## Collected material
◇ ◇ ◇ ◇
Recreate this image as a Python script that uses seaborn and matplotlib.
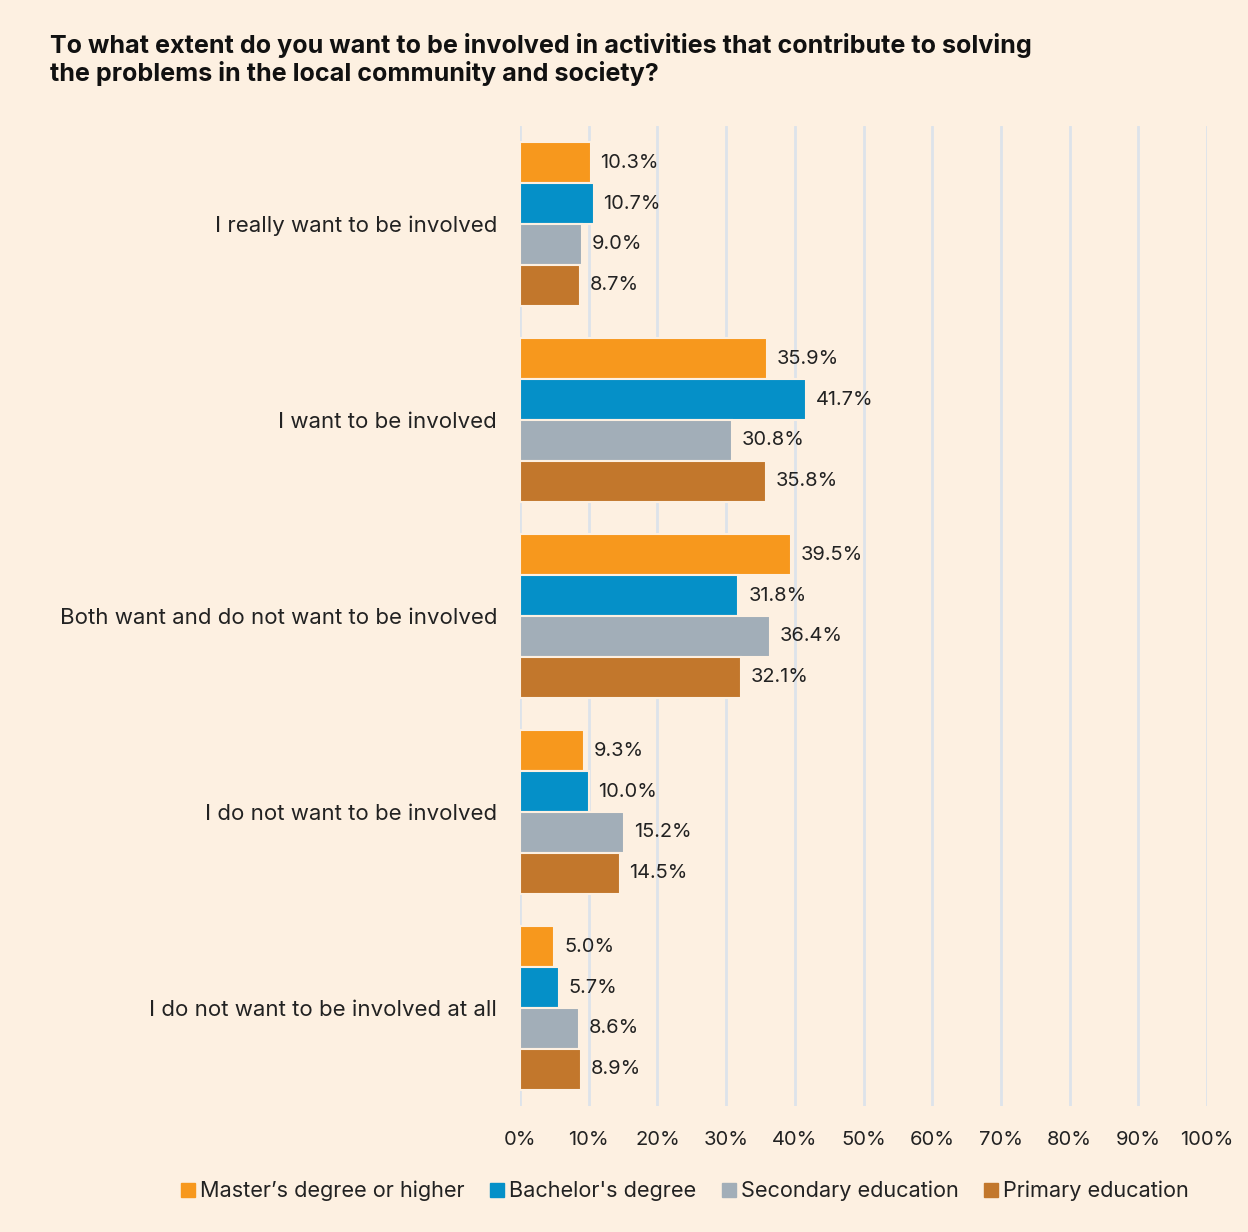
import matplotlib
matplotlib.use("Agg")
import matplotlib.pyplot as plt
from matplotlib.lines import Line2D
import seaborn as sns
import pandas as pd

categories = [
    "I really want to be involved",
    "I want to be involved",
    "Both want and do not want to be involved",
    "I do not want to be involved",
    "I do not want to be involved at all",
]
groups = ["Master\u2019s degree or higher", "Bachelor's degree", "Secondary education", "Primary education"]
masters = [10.3, 35.9, 39.5, 9.3, 5.0]
bachelors = [10.7, 41.7, 31.8, 10.0, 5.7]
secondary = [9.0, 30.8, 36.4, 15.2, 8.6]
primary = [8.7, 35.8, 32.1, 14.5, 8.9]
xticks = [0, 10, 20, 30, 40, 50, 60, 70, 80, 90, 100]
title = ("To what extent do you want to be involved in activities that contribute to solving\n"
         "the problems in the local community and society?")

colors = ["#F7981D", "#0590C8", "#A2AEB8", "#C2772C"]
bg = "#FDF0E1"
text_color = "#222222"

rows = []
for g, vals in zip(groups, [masters, bachelors, secondary, primary]):
    for c, v in zip(categories, vals):
        rows.append({"category": c, "group": g, "value": v})
df = pd.DataFrame(rows)

sns.set_theme(style="white")
plt.rcParams["font.family"] = ["Inter", "DejaVu Sans"]

fig = plt.figure(figsize=(12.48, 12.32), dpi=100, facecolor=bg)
ax = fig.add_axes([520/1248, 1 - 1106/1232, 687/1248, 980/1232])
ax.set_facecolor(bg)

sns.barplot(data=df, y="category", x="value", hue="group", order=categories,
            hue_order=groups, palette=colors, saturation=1, orient="h", width=0.835,
            edgecolor=bg, linewidth=1.5, ax=ax, legend=False)

ax.set_xlim(0, 100)
ax.set_ylim(4.5, -0.5)
ax.set_xticks(xticks)
ax.set_xticklabels([f"{t}%" for t in xticks], fontsize=14.5, color=text_color)
ax.tick_params(axis="x", length=0, pad=18)
ax.tick_params(axis="y", length=0, pad=16.5, labelsize=16, labelcolor=text_color)
ax.set_xlabel("")
ax.set_ylabel("")
for s in ax.spines.values():
    s.set_visible(False)
ax.grid(axis="x", color="#DDE3EA", linewidth=2)
ax.set_axisbelow(True)

for cont in ax.containers:
    ax.bar_label(cont, labels=[f"{v:.1f}%" for v in cont.datavalues],
                 padding=7, fontsize=14.4, color=text_color)

fig.text(50/1248, 1 - 33/1232, title, fontsize=18.1, fontweight="bold",
         color="#111111", va="top", ha="left", linespacing=1.15)

handles = [Line2D([0], [0], marker="s", linestyle="", markersize=10,
                  markerfacecolor=c, markeredgecolor=c) for c in colors]
fig.legend(handles, groups, loc="center", bbox_to_anchor=(683/1248, 1 - 1191/1232),
           ncol=4, frameon=False, fontsize=15.6, handletextpad=0.05,
           columnspacing=1.0, handlelength=1.0, labelcolor=text_color)

fig.savefig("out.png", dpi=100, facecolor=bg)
◇ ◇ ◇ ◇
## Goal
Repeat the lines of the listing above verbatim, beginning at its first line and ending at the line containing "import pandas as pd", which is included. Omit pictures.

## Final result
Recreate this image as a Python script that uses seaborn and matplotlib.
import matplotlib
matplotlib.use("Agg")
import matplotlib.pyplot as plt
from matplotlib.lines import Line2D
import seaborn as sns
import pandas as pd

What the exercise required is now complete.